Чувство одиночества тоже имеет значение. Поначалу кажется, что это чувство ненужно и избыточно — ведь человек же способен жить один. Но стремление к обществу других людей тоже важно для выживания, потому что человек всегда зависит от ресурсов племени в целом.
Иными словами, в ходе дальнейшего развития роботы, возможно, тоже обзаведутся эмоциями. Может быть, программисты заложат в них эмоциональную связь с хозяевами, чтобы роботы не закончили свои дни на свалке. Такие эмоции помогли бы им войти в наше общество, стать не соперниками, а надежными помощниками хозяев.
Эксперт по компьютерам Ганс Моравек считает, что роботы обязательно будут запрограммированы на такие эмоции, как «страх»; это необходимо для самосохранения. К примеру, если у робота заканчивается батарея, он «будет выражать возбуждение или даже панику таким образом, чтобы люди могли его понять. Он направится к соседям и попросит разрешения воспользоваться розеткой со словами: „Пожалуйста! Пожалуйста! Мне это необходимо! Это так важно для меня и так немного стоит! Мы вам заплатим!“»
Кроме всего прочего, эмоции важны при принятии решений. Люди, перенесшие определенную мозговую травму, теряют способность испытывать эмоции. Интеллектуальные способности остаются при них, но выражать чувства они не в состоянии. Врач-невролог Антонио Дамасио из Медицинского колледжа Университета Айовы, специально изучавший людей с такого рода мозговыми травмами, говорит, что они «знают, но не чувствуют».
Д-р Дамасио утверждает, что такие люди часто испытывают затруднения с принятием даже самых незначительных решений. Они не могут руководствоваться эмоциями, а потому бесконечно перебирают и обдумывают варианты; результат — губительная нерешительность. Один из пациентов доктора Дамасио целых полчаса выбирал дату следующего визита.
Ученые считают, что эмоции обрабатываются в «лимбической системе» мозга, расположенной глубоко в его центре. Если у человека нарушается связь между новой корой головного мозга (которая управляет рациональным мышлением) и лимбической системой, его разум остается при нем, но пропадают эмоции, которыми он мог бы руководствоваться в принятии решений. Иногда нас «осеняет», мы «нутром чуем», как надо поступить.
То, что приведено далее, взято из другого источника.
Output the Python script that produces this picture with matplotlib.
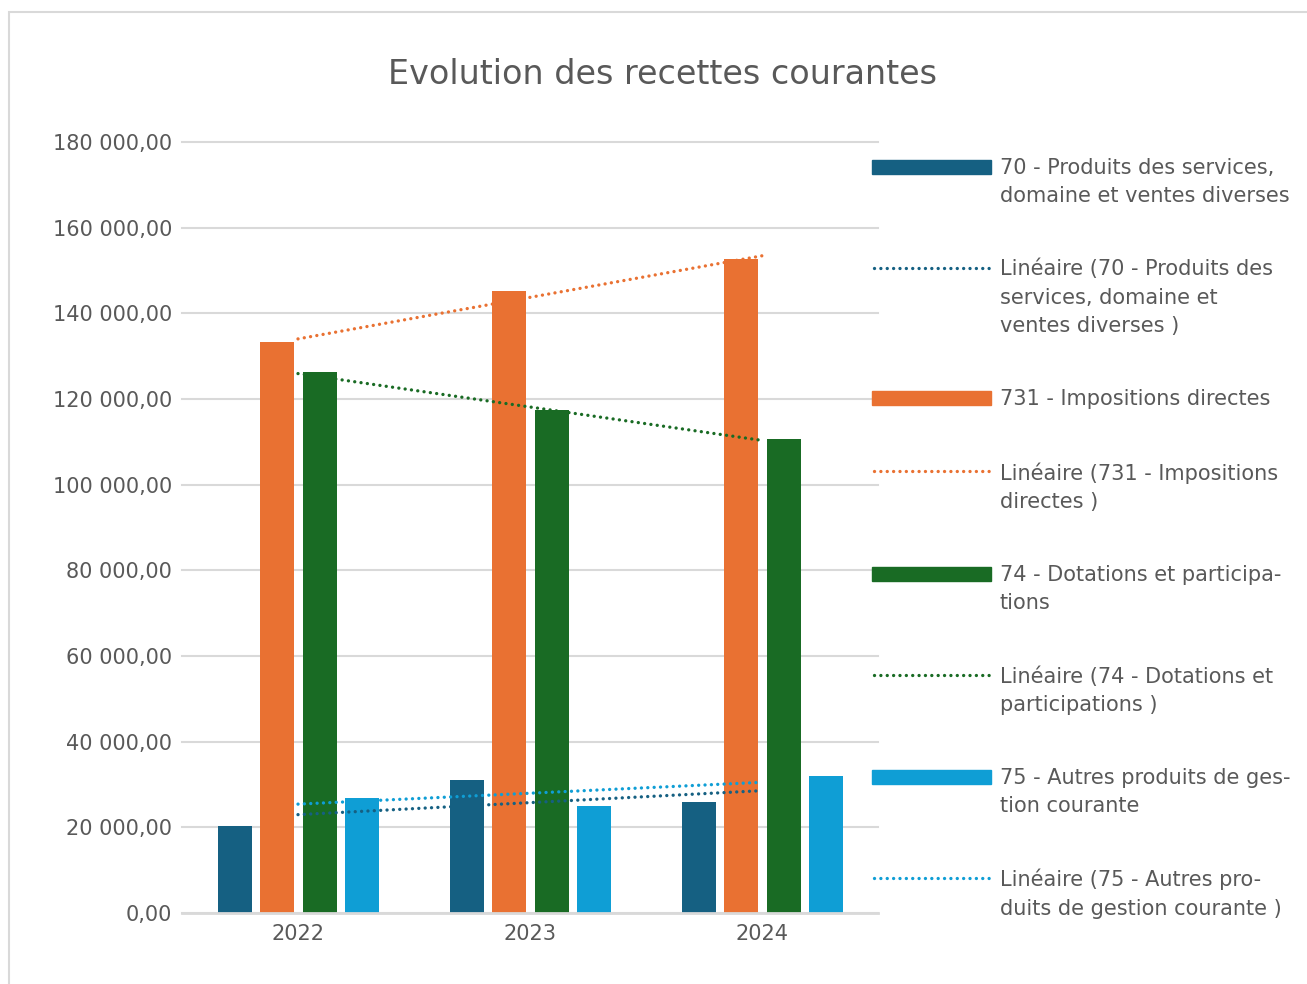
import matplotlib
matplotlib.use('Agg')
import matplotlib.pyplot as plt
import numpy as np
from matplotlib.patches import Rectangle
from matplotlib.lines import Line2D
from matplotlib.ticker import FuncFormatter

# data
years = ['2022', '2023', '2024']
produits_services = [20300, 31100, 25900]
impositions = [133300, 145200, 152700]
dotations = [126300, 117400, 110700]
autres_produits = [26900, 25000, 32000]

series_names = ['70 - Produits des services,\ndomaine et ventes diverses',
                '731 - Impositions directes',
                '74 - Dotations et participa-\ntions',
                '75 - Autres produits de ges-\ntion courante']
trend_names = ['Linéaire (70 - Produits des\nservices, domaine et\nventes diverses )',
               'Linéaire (731 - Impositions\ndirectes )',
               'Linéaire (74 - Dotations et\nparticipations )',
               'Linéaire (75 - Autres pro-\nduits de gestion courante )']
colors = ['#156082', '#E97132', '#196B24', '#0F9ED5']
txt = '#595959'

W, H = 1307, 984
fig = plt.figure(figsize=(W/100, H/100), dpi=100)
ax = fig.add_axes([182/W, 1-913/H, 696/W, 771/H])

x = np.arange(len(years))
all_series = [produits_services, impositions, dotations, autres_produits]
offsets = [-0.272, -0.09, 0.095, 0.277]
bw = 0.147
for vals, off, c in zip(all_series, offsets, colors):
    ax.bar(x + off, vals, width=bw, color=c, zorder=2)

# linear trendlines
for vals, c in zip(all_series, colors):
    k, b = np.polyfit(x, vals, 1)
    ax.plot(x, k*x + b, color=c, lw=2.4, dashes=(0.01, 1.9),
            dash_capstyle='round', zorder=3)

ax.set_xlim(-0.5, 2.5)
ax.set_ylim(0, 180000)
ax.set_yticks(np.arange(0, 180001, 20000))
ax.yaxis.set_major_formatter(FuncFormatter(
    lambda v, p: '{:,.2f}'.format(v).replace(',', ' ').replace('.', ',')))
ax.set_xticks(x)
ax.set_xticklabels(years)
ax.tick_params(axis='both', length=0, labelsize=15, labelcolor=txt)
ax.tick_params(axis='y', pad=7)
ax.tick_params(axis='x', pad=8)
ax.grid(axis='y', color='#d9d9d9', lw=1.5, zorder=0)
for gl in ax.get_ygridlines():
    gl.set_clip_on(False)
ax.set_axisbelow(True)
for s in ['top', 'right', 'left']:
    ax.spines[s].set_visible(False)
ax.spines['bottom'].set_color('#d9d9d9')
ax.spines['bottom'].set_linewidth(2)

fig.text(662/W, 1-74/H, 'Evolution des recettes courantes', ha='center',
         va='center', fontsize=24, color=txt)

# legend drawn by hand
line_y = [167, 268, 398, 471, 574, 675, 777, 878]
labels = []
for a, b in zip(series_names, trend_names):
    labels += [a, b]
for i, (lab, yy) in enumerate(zip(labels, line_y)):
    c = colors[i // 2]
    if i % 2 == 0:
        fig.patches.append(Rectangle((872/W, 1-(yy+7)/H), 119/W, 14/H,
                                     transform=fig.transFigure, color=c))
    else:
        fig.lines.append(Line2D([874/W, 991/W], [1-yy/H, 1-yy/H],
                                transform=fig.transFigure, color=c, lw=2.4,
                                dashes=(0.01, 1.9), dash_capstyle='round'))
    fig.text(1000/W, 1-(yy-9)/H, lab, ha='left', va='top', fontsize=15,
             color=txt, linespacing=1.52)

fig.patches.append(Rectangle((9/W, -0.1), 2, 1.1 - 12/H, transform=fig.transFigure,
                             fill=False, edgecolor='#d9d9d9', lw=1.5))

fig.savefig('out.png', dpi=100)
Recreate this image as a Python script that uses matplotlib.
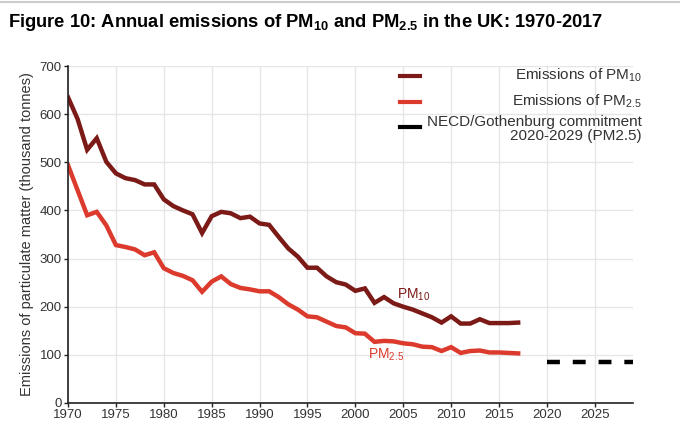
import numpy as np
import matplotlib
matplotlib.use("Agg")
import matplotlib.pyplot as plt
from matplotlib.lines import Line2D

plt.rcParams['font.family'] = ['Liberation Sans', 'DejaVu Sans']
plt.rcParams['mathtext.fontset'] = 'custom'
plt.rcParams['mathtext.rm'] = 'Liberation Sans'
plt.rcParams['mathtext.it'] = 'Liberation Sans'
plt.rcParams['mathtext.bf'] = 'Liberation Sans:bold'

years = list(range(1970, 2018))
pm10 = [635, 590, 526, 550, 501, 477, 467, 463, 454, 454,
        423, 409, 400, 392, 353, 388, 397, 394, 384, 387,
        373, 370, 345, 321, 304, 281, 281, 263, 251, 246,
        233, 238, 208, 220, 207, 200, 194, 186, 178, 167,
        180, 165, 165, 174, 166, 166, 166, 167]
pm25 = [494, 442, 390, 397, 369, 328, 324, 319, 307, 313,
        280, 270, 264, 255, 231, 252, 263, 247, 239, 236,
        232, 232, 220, 205, 194, 180, 178, 169, 160, 157,
        145, 144, 127, 129, 128, 124, 122, 117, 116, 108,
        116, 104, 108, 109, 105, 105, 104, 103]
target_years = [2020, 2029]
target_value = [85, 85]

c10 = '#7b1a17'
c25 = '#dc3a2c'
txt = '#333333'

fig = plt.figure(figsize=(6.8, 4.3), dpi=100)
ax = fig.add_axes([0.1, 0.0628, 0.831, 0.7837])

ax.plot(years, pm10, color=c10, lw=3.2, solid_joinstyle='miter')
ax.plot(years, pm25, color=c25, lw=3.2, solid_joinstyle='miter')
ax.plot(target_years, target_value, color='black', lw=3.2, dashes=(2.9, 2.9),
        dash_capstyle='butt')

ax.set_xlim(1970, 2029)
ax.set_ylim(0, 700)
ax.set_xticks(range(1970, 2030, 5))
ax.set_yticks(range(0, 701, 100))
ax.grid(True, color='#e6e6e6', lw=1)
ax.set_axisbelow(True)
for s in ['top', 'right']:
    ax.spines[s].set_visible(False)
for s in ['left', 'bottom']:
    ax.spines[s].set_color('#222222')
    ax.spines[s].set_linewidth(1.2)
ax.tick_params(labelsize=9.5, colors=txt, length=3, width=1, pad=1.5)
ax.tick_params(axis='both', color='#222222')
ax.set_ylabel('Emissions of particulate matter (thousand tonnes)', fontsize=10.5, color=txt, labelpad=4)

ax.text(2004.4, 224, r'PM$_{10}$', color=c10, fontsize=10, va='center', ha='left')
ax.text(2001.3, 100, r'PM$_{2.5}$', color=c25, fontsize=10, va='center', ha='left')

# legend drawn by hand, text right aligned
legend_items = [(c10, r'Emissions of PM$_{10}$', 0.971),
                (c25, r'Emissions of PM$_{2.5}$', 0.894),
                ('black', 'NECD/Gothenburg commitment\n2020-2029 (PM2.5)', 0.820)]
for col, label, yy in legend_items:
    ax.add_line(Line2D([0.587, 0.623], [yy, yy], transform=ax.transAxes,
                       color=col, lw=3, clip_on=False))
    ty = yy if '\n' not in label else yy - 0.008
    ax.text(1.016, ty, label, transform=ax.transAxes, ha='right', va='center',
            fontsize=11, color=txt, multialignment='right', linespacing=1.0)

fig.text(0.012, 0.948, r'Figure 10: Annual emissions of PM$_{\mathbf{10}}$ and PM$_{\mathbf{2.5}}$ in the UK: 1970-2017',
         fontsize=13.2, fontweight='bold', va='center', ha='left', color='black')
fig.add_artist(Line2D([0, 1], [0.996, 0.996], color='#cccccc', lw=1.5))

fig.savefig('out.png', dpi=100)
Люди, у которых нарушена связь между рациональной и эмоциональной частями мозга, лишены такой способности.
К примеру, в магазине мы неосознанно производим тысячи оценок и решений; мы оцениваем практически все, что видим: «Эта вещь слишком дорогая, слишком дешевая, слишком цветастая, слишком глупая, а вот это как раз то, что нужно». Для человека с такой травмой мозга поход в магазин за покупками может стать настоящим кошмаром, потому что все вещи покажутся ему одинаково хорошими или, если угодно, одинаково плохими.
По мере того как роботы будут становиться все разумнее и начнут принимать собственные решения, они тоже станут, вероятно, жертвой губительной нерешительности. (Вспомните историю об ослике, который умер от голода между двумя стогами сена — он никак не мог решить, к которому стогу направиться.) Для решения этой проблемы у роботов будущего, скорее всего, в мозгу появится эмоциональный контур. Говоря об отсутствии эмоций у роботов, д-р Розалинда Пикард из Медиа-лаборатории MIT замечает: «Они не чувствуют, что важнее всего. Это один из главных их недостатков. Компьютеры этого просто не понимают».